-- begin --

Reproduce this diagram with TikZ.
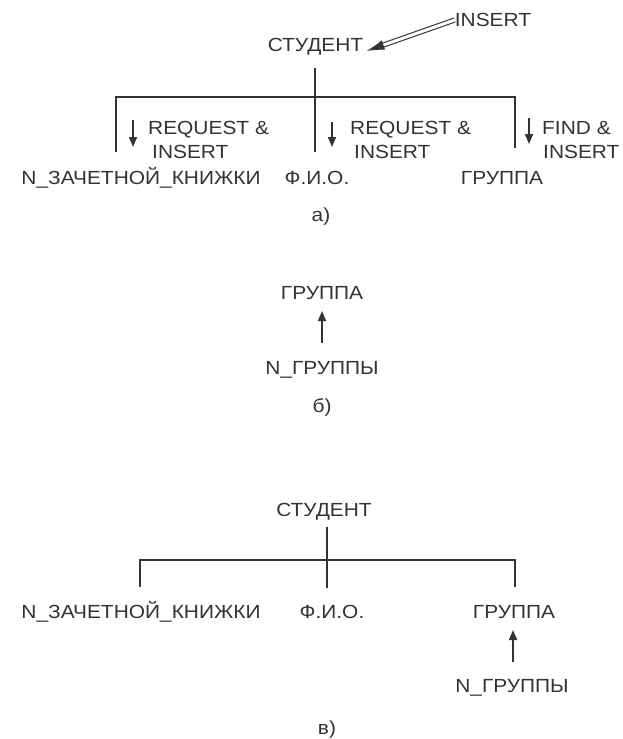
\documentclass[tikz,border=0pt]{standalone}
\usepackage{fontspec}
\setmainfont[FakeStretch=1.1]{Liberation Sans}
\usetikzlibrary{arrows.meta}
\definecolor{ink}{HTML}{333333}
\tikzset{
  lbl/.style={inner sep=0pt, text=ink, font=\fontsize{19}{24}\selectfont},
  note/.style={lbl, align=left, anchor=west},
  ln/.style={draw=ink, line width=1.7pt},
  arr/.style={draw=ink, line width=1.7pt, -{Triangle[length=10pt,width=8pt]}},
  dblarr/.style={draw=ink, line width=1.1pt, double=white, double distance=3pt, -{Latex[length=18pt,width=10pt]}}
}
\begin{document}
\begin{tikzpicture}[x=1pt,y=-1pt]
\useasboundingbox[fill=white] (0,0) rectangle (622,739);
% ---------- a)
\node[lbl] (insA) at (493,20) {INSERT};
\node[lbl] (stA) at (315.5,47) {СТУДЕНТ};
\node[lbl] (nzkA) at (141,178) {N\_ЗАЧЕТНОЙ\_КНИЖКИ};
\node[lbl] (fioA) at (317,178) {Ф.И.О.};
\node[lbl] (grA) at (502,178) {ГРУППА};
\node[note] (n1) at (148,140) {REQUEST \&\\\hspace*{4pt}INSERT};
\node[note] (n2) at (350,140) {REQUEST \&\\\hspace*{4pt}INSERT};
\node[note] (n3) at (542,140) {FIND \&\\\hspace*{1pt}INSERT};
\node[lbl] (capA) at (321,217) {а)};
\coordinate (topA) at (315,68);
\coordinate (jA) at (315,97);
\coordinate (lA) at (116,97);
\coordinate (rA) at (515,97);
\coordinate (lAe) at (116,152);
\coordinate (mAe) at (315,152);
\coordinate (rAe) at (515,148);
\draw[dblarr] (insA.west) -- ([xshift=3pt,yshift=-4pt]stA.east);
\draw[ln] (topA) -- (mAe);
\draw[ln] (lAe) -- (lA) -- (rA) -- (rAe);
\coordinate (a1s) at (133,120); \coordinate (a1e) at (133,147);
\coordinate (a2s) at (332,122); \coordinate (a2e) at (332,147);
\coordinate (a3s) at (529,118); \coordinate (a3e) at (529,144);
\draw[arr] (a1s) -- (a1e);
\draw[arr] (a2s) -- (a2e);
\draw[arr] (a3s) -- (a3e);
% ---------- b)
\node[lbl] (grB) at (322,293) {ГРУППА};
\node[lbl] (ngB) at (322,370) {N\_ГРУППЫ};
\node[lbl] (capB) at (322,407) {б)};
\coordinate (bS) at (322,343);
\coordinate (bE) at (322,311);
\draw[arr] (bS) -- (bE);
% ---------- c)
\node[lbl] (stC) at (324,512) {СТУДЕНТ};
\node[lbl] (nzkC) at (141,612) {N\_ЗАЧЕТНОЙ\_КНИЖКИ};
\node[lbl] (fioC) at (332,612) {Ф.И.О.};
\node[lbl] (grC) at (514,612) {ГРУППА};
\node[lbl] (ngC) at (512,688) {N\_ГРУППЫ};
\node[lbl] (capC) at (327,730) {в)};
\coordinate (topC) at (327,527);
\coordinate (mCe) at (327,588);
\coordinate (lC) at (140,560);
\coordinate (rC) at (515,560);
\coordinate (lCe) at (140,587);
\coordinate (rCe) at (515,587);
\draw[ln] (topC) -- (mCe);
\draw[ln] (lCe) -- (lC) -- (rC) -- (rCe);
\coordinate (cS) at (513,662);
\coordinate (cE) at (513,630);
\draw[arr] (cS) -- (cE);
\end{tikzpicture}
\end{document}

-- end --

● **GIVEN EXERCISE**
Skip the images and write out the rest of the listing exactly.

● **EXERCISE RESULT**
Reproduce this diagram with TikZ.
\documentclass[tikz,border=0pt]{standalone}
\usepackage{fontspec}
\setmainfont[FakeStretch=1.1]{Liberation Sans}
\usetikzlibrary{arrows.meta}
\definecolor{ink}{HTML}{333333}
\tikzset{
  lbl/.style={inner sep=0pt, text=ink, font=\fontsize{19}{24}\selectfont},
  note/.style={lbl, align=left, anchor=west},
  ln/.style={draw=ink, line width=1.7pt},
  arr/.style={draw=ink, line width=1.7pt, -{Triangle[length=10pt,width=8pt]}},
  dblarr/.style={draw=ink, line width=1.1pt, double=white, double distance=3pt, -{Latex[length=18pt,width=10pt]}}
}
\begin{document}
\begin{tikzpicture}[x=1pt,y=-1pt]
\useasboundingbox[fill=white] (0,0) rectangle (622,739);
% ---------- a)
\node[lbl] (insA) at (493,20) {INSERT};
\node[lbl] (stA) at (315.5,47) {СТУДЕНТ};
\node[lbl] (nzkA) at (141,178) {N\_ЗАЧЕТНОЙ\_КНИЖКИ};
\node[lbl] (fioA) at (317,178) {Ф.И.О.};
\node[lbl] (grA) at (502,178) {ГРУППА};
\node[note] (n1) at (148,140) {REQUEST \&\\\hspace*{4pt}INSERT};
\node[note] (n2) at (350,140) {REQUEST \&\\\hspace*{4pt}INSERT};
\node[note] (n3) at (542,140) {FIND \&\\\hspace*{1pt}INSERT};
\node[lbl] (capA) at (321,217) {а)};
\coordinate (topA) at (315,68);
\coordinate (jA) at (315,97);
\coordinate (lA) at (116,97);
\coordinate (rA) at (515,97);
\coordinate (lAe) at (116,152);
\coordinate (mAe) at (315,152);
\coordinate (rAe) at (515,148);
\draw[dblarr] (insA.west) -- ([xshift=3pt,yshift=-4pt]stA.east);
\draw[ln] (topA) -- (mAe);
\draw[ln] (lAe) -- (lA) -- (rA) -- (rAe);
\coordinate (a1s) at (133,120); \coordinate (a1e) at (133,147);
\coordinate (a2s) at (332,122); \coordinate (a2e) at (332,147);
\coordinate (a3s) at (529,118); \coordinate (a3e) at (529,144);
\draw[arr] (a1s) -- (a1e);
\draw[arr] (a2s) -- (a2e);
\draw[arr] (a3s) -- (a3e);
% ---------- b)
\node[lbl] (grB) at (322,293) {ГРУППА};
\node[lbl] (ngB) at (322,370) {N\_ГРУППЫ};
\node[lbl] (capB) at (322,407) {б)};
\coordinate (bS) at (322,343);
\coordinate (bE) at (322,311);
\draw[arr] (bS) -- (bE);
% ---------- c)
\node[lbl] (stC) at (324,512) {СТУДЕНТ};
\node[lbl] (nzkC) at (141,612) {N\_ЗАЧЕТНОЙ\_КНИЖКИ};
\node[lbl] (fioC) at (332,612) {Ф.И.О.};
\node[lbl] (grC) at (514,612) {ГРУППА};
\node[lbl] (ngC) at (512,688) {N\_ГРУППЫ};
\node[lbl] (capC) at (327,730) {в)};
\coordinate (topC) at (327,527);
\coordinate (mCe) at (327,588);
\coordinate (lC) at (140,560);
\coordinate (rC) at (515,560);
\coordinate (lCe) at (140,587);
\coordinate (rCe) at (515,587);
\draw[ln] (topC) -- (mCe);
\draw[ln] (lCe) -- (lC) -- (rC) -- (rCe);
\coordinate (cS) at (513,662);
\coordinate (cE) at (513,630);
\draw[arr] (cS) -- (cE);
\end{tikzpicture}
\end{document}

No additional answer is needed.